_What you are asked to do_:
Find how many lines in the data below mention "with". Give the number only.

_Source data_:
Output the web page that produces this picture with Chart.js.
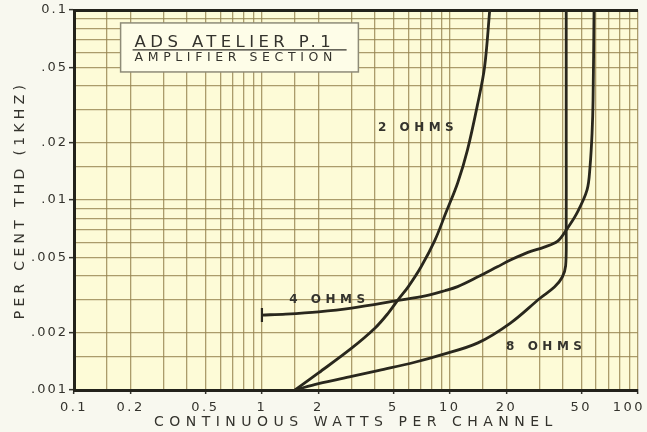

* * *

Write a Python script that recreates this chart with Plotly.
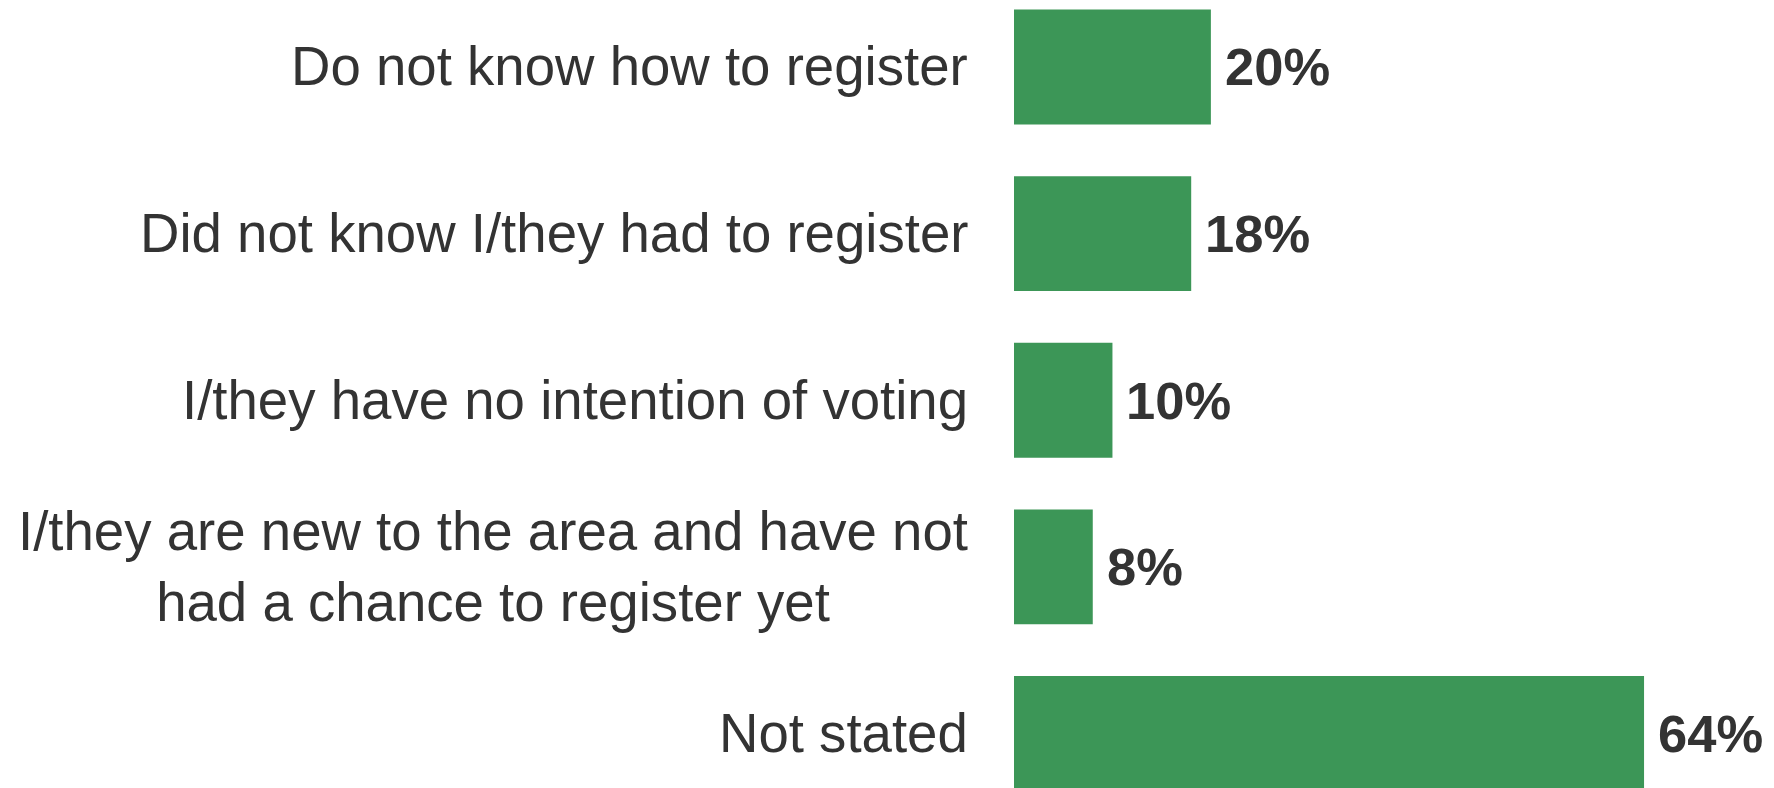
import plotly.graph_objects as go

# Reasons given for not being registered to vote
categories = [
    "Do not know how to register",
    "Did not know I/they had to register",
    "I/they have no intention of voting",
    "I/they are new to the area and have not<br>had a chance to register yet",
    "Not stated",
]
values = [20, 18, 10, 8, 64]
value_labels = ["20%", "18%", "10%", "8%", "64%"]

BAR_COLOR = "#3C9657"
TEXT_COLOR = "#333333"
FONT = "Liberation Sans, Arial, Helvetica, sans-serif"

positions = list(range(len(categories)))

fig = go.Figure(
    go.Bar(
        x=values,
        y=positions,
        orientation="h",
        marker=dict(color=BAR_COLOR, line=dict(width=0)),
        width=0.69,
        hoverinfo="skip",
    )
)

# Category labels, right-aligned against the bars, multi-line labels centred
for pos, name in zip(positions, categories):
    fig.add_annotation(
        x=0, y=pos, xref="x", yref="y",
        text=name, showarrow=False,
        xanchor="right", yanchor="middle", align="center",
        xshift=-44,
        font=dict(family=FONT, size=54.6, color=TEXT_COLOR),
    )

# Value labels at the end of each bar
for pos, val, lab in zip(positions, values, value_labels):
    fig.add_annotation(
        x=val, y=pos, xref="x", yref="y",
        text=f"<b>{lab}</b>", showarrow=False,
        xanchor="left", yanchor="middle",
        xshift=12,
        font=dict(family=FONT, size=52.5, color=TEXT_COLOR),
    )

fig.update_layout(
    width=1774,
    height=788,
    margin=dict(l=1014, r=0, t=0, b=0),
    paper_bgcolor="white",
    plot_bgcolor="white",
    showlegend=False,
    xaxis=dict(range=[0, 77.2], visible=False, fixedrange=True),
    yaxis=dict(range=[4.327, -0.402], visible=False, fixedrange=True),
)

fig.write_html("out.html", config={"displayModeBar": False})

==

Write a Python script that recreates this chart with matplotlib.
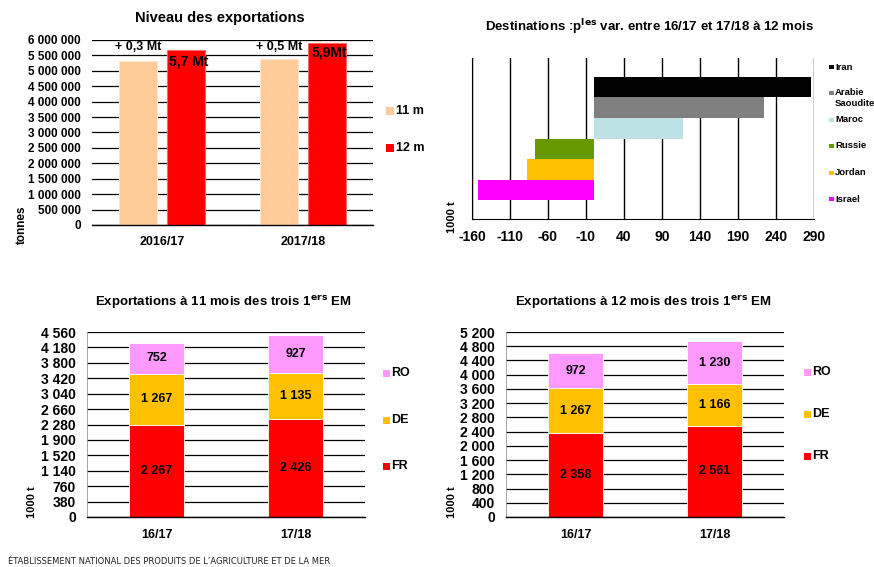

_Completed task_:
3